*What is being asked*
Please return exactly the run of lines that begins with the line containing "Convert this chart to D3.js code." and ends with the line containing "50, 55, 60];", pictures excluded.

*Entries shown*
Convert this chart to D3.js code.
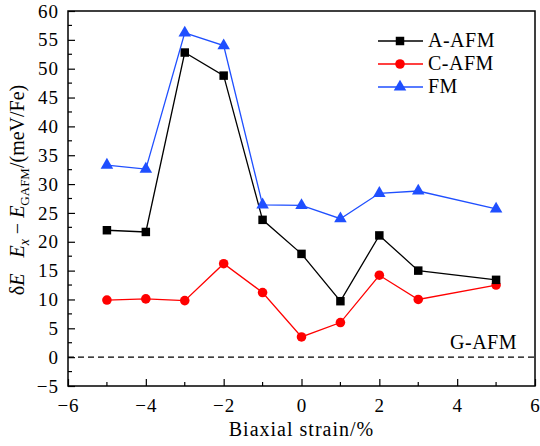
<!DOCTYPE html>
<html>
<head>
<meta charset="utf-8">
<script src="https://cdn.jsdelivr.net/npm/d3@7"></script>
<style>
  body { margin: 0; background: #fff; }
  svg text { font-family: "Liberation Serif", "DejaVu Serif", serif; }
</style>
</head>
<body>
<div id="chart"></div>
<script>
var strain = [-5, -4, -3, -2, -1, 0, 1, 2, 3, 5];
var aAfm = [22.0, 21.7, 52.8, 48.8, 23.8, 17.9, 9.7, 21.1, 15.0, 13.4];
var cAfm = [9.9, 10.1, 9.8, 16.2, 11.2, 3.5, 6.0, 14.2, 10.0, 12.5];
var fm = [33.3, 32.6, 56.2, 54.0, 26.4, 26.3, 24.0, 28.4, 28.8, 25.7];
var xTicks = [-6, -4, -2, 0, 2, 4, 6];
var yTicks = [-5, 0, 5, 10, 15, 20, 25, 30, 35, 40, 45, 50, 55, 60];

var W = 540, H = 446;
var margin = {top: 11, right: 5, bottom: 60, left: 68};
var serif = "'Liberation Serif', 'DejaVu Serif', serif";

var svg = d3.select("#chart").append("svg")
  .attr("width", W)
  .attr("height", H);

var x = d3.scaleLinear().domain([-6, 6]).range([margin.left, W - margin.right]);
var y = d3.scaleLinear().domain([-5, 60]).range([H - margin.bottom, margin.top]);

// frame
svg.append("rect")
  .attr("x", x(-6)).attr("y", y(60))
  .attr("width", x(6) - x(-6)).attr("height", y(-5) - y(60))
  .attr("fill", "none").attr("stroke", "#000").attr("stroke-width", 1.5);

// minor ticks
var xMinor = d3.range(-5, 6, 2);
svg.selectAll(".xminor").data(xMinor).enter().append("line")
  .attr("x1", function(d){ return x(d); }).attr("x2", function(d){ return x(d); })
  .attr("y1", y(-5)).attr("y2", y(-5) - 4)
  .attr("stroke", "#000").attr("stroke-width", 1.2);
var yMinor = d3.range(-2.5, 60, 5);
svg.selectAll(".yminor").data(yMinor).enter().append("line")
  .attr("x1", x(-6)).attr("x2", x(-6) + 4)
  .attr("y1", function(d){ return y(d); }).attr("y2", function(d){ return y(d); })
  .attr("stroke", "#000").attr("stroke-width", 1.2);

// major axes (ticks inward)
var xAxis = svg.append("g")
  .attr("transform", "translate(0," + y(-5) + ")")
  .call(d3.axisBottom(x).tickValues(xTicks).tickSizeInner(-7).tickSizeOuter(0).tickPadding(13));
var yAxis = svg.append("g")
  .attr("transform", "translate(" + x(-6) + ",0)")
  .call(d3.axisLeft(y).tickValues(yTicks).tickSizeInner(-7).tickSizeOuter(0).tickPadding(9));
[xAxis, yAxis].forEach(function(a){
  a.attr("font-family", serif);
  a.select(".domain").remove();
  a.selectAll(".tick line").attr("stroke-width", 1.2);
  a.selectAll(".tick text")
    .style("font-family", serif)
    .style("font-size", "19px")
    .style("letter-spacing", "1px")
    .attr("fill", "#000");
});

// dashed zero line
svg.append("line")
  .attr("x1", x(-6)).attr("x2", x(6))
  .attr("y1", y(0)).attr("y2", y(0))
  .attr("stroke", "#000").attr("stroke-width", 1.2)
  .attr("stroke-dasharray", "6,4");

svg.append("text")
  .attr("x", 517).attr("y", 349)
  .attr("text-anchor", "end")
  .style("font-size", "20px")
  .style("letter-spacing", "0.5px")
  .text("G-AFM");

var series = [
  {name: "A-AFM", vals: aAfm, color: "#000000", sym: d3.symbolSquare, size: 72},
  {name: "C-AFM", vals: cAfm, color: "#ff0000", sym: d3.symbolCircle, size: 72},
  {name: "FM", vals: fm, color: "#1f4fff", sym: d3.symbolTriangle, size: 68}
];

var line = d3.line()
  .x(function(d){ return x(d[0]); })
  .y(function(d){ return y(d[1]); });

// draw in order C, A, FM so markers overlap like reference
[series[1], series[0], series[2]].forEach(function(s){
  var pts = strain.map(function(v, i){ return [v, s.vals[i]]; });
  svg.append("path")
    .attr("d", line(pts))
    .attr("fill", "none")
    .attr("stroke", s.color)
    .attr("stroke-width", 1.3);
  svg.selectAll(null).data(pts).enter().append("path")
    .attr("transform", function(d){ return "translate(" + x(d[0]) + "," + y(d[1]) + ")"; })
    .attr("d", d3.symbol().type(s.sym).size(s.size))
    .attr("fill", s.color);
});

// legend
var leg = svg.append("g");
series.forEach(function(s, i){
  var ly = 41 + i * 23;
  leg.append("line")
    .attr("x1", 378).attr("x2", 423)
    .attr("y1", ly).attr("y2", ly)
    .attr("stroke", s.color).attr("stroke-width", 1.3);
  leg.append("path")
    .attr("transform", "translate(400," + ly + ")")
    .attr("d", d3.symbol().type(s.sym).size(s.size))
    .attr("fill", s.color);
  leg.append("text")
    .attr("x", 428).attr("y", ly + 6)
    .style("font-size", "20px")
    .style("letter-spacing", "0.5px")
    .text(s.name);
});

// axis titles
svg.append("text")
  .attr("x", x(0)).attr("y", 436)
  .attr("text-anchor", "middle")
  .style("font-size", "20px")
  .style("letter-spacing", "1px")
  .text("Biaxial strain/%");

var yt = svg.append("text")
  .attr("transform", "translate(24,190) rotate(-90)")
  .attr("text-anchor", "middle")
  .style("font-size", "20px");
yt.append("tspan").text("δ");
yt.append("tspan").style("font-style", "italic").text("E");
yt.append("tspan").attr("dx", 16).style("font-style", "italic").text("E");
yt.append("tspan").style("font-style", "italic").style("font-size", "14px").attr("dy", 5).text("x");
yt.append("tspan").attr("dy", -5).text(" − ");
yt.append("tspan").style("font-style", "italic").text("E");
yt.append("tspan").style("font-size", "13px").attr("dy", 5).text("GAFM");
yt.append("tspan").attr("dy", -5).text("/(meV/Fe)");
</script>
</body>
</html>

---

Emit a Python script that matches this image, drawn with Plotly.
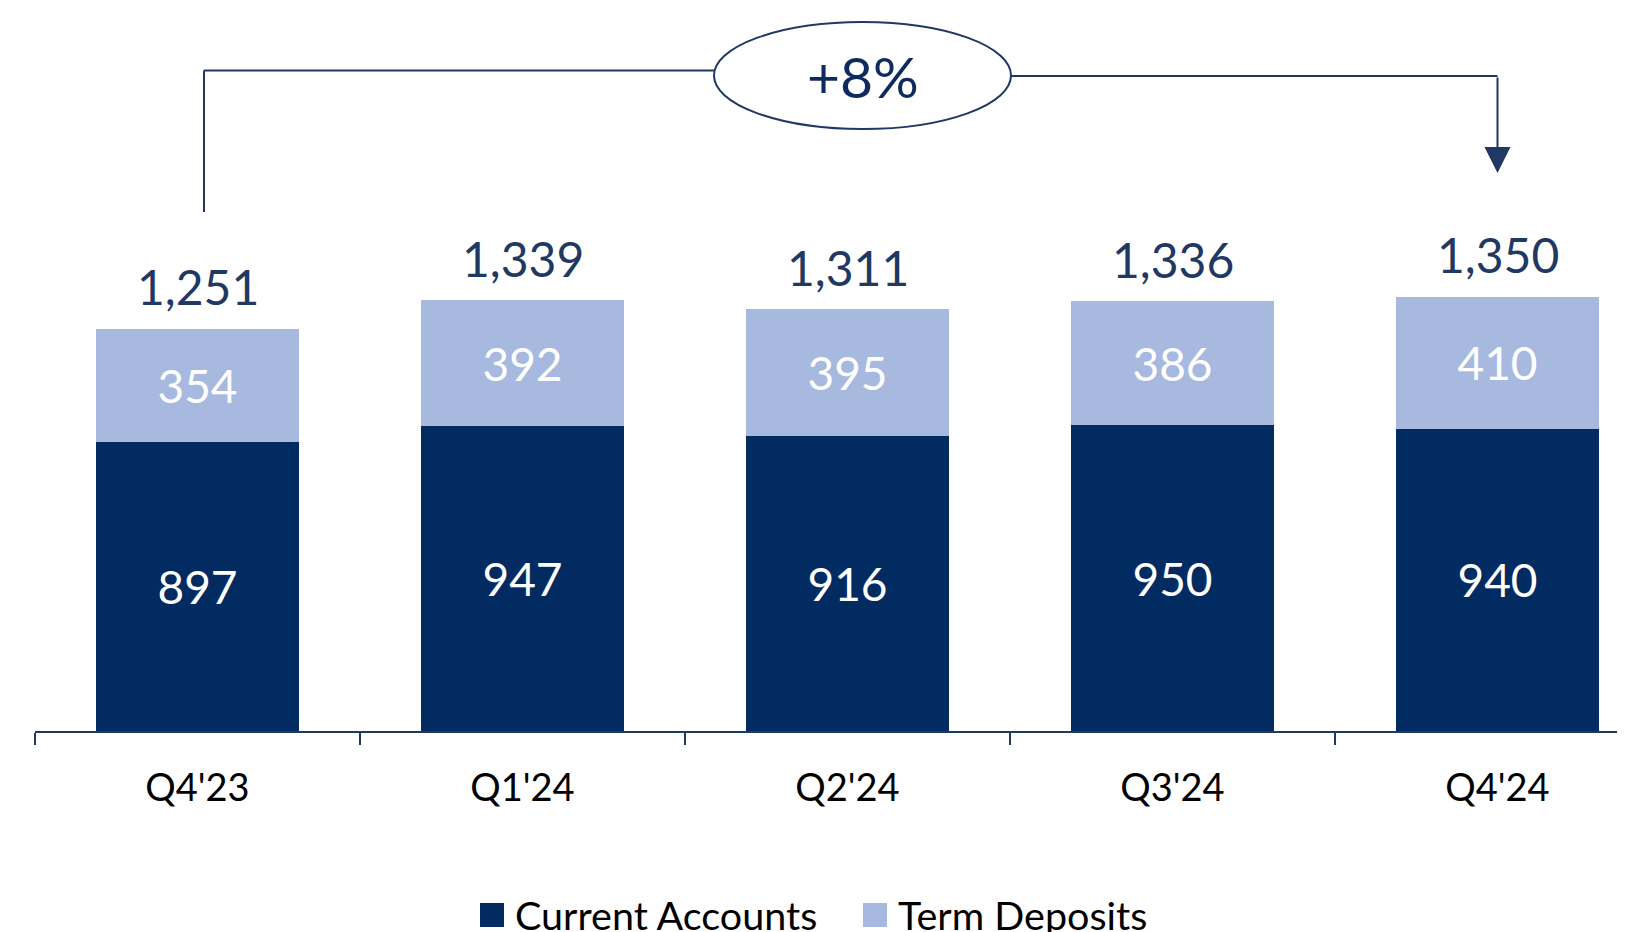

*Full response*
Convert this chart to D3.js code.
<!DOCTYPE html>
<html>
<head>
<meta charset="utf-8">
<script src="https://cdn.jsdelivr.net/npm/d3@7"></script>
<style>
  body { margin: 0; background: #fff; }
  svg text { font-family: "Liberation Serif", "DejaVu Serif", serif; }
</style>
</head>
<body>
<div id="chart"></div>
<script>
var strain = [-5, -4, -3, -2, -1, 0, 1, 2, 3, 5];
var aAfm = [22.0, 21.7, 52.8, 48.8, 23.8, 17.9, 9.7, 21.1, 15.0, 13.4];
var cAfm = [9.9, 10.1, 9.8, 16.2, 11.2, 3.5, 6.0, 14.2, 10.0, 12.5];
var fm = [33.3, 32.6, 56.2, 54.0, 26.4, 26.3, 24.0, 28.4, 28.8, 25.7];
var xTicks = [-6, -4, -2, 0, 2, 4, 6];
var yTicks = [-5, 0, 5, 10, 15, 20, 25, 30, 35, 40, 45, 50, 55, 60];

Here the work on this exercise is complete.